Halliday also makes a number of questionable assertions. Americans will be startled to read that “Muslims are not a noticeable immigrant community” in the United States (p. 87). Pollsters will wonder at his finding that “99.9 percent of humanity” sees nationality as a timeless quality (p. 198). Supporters of Palestinian rights might bridle at the claim that “calls to return to the intifada ... are both illegitimate and impracticable” (p. 209). The wisdom of physically resisting Israel’s illegal occupation of the West Bank and the Gaza Strip may indeed be debatable, but does Halliday really question the Palestinians’ right to resist?

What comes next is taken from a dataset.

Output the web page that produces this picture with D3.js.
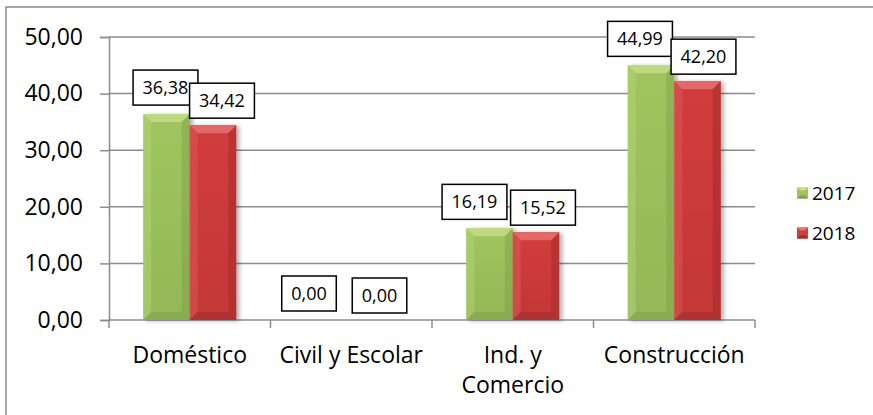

A more fundamental objection is that Halliday does not, after all, provide a satisfactory explanation for the attacks of 11 September. In his first chapter he identifies “the most important cause” of those attacks as being the “violent clash within the Muslim world between those who want to reform and secularize and those whose power is threatened or who want to take power in the name of fundamentalism” (p. 46, author’s italics). In the conclusion he writes,
The root cause of this crisis is intellectual, the lack of realistic education and democratic culture in a range of countries, such that irrational hatred and conspiracy theory prevail over reasoned critique. (P. 216)
These two explanations are not incompatible with each other, but they are not quite the same, either. Presumably, Halliday sees some connection between irrationality and conspiracy-mongering on the one hand and fundamentalism on the other, but even he must agree that the former two phenomena not exclusive to fundamentalists: secularists, too, are capable of wild flights of paranoia. And how, exactly, does the “new integrated West Asian crisis” fit into all of this? Halliday has gathered the components of a convincing explanation but has not assembled them in a fully articulated and coherent model. This failure is all the more striking because it occurs in those portions of the book that are primarily concerned to provide such an explanation.
Yet these problems detract little from Halliday’s overall achievement. His handling of the issues underlying 11 September is at once intelligent, humane, hard-hitting and courageous, providing welcome relief from the tendentiousness and fatuity that too often prevail in discussions of this sort. One is inclined, therefore, to forgive his occasional lapses of rigour and consistency.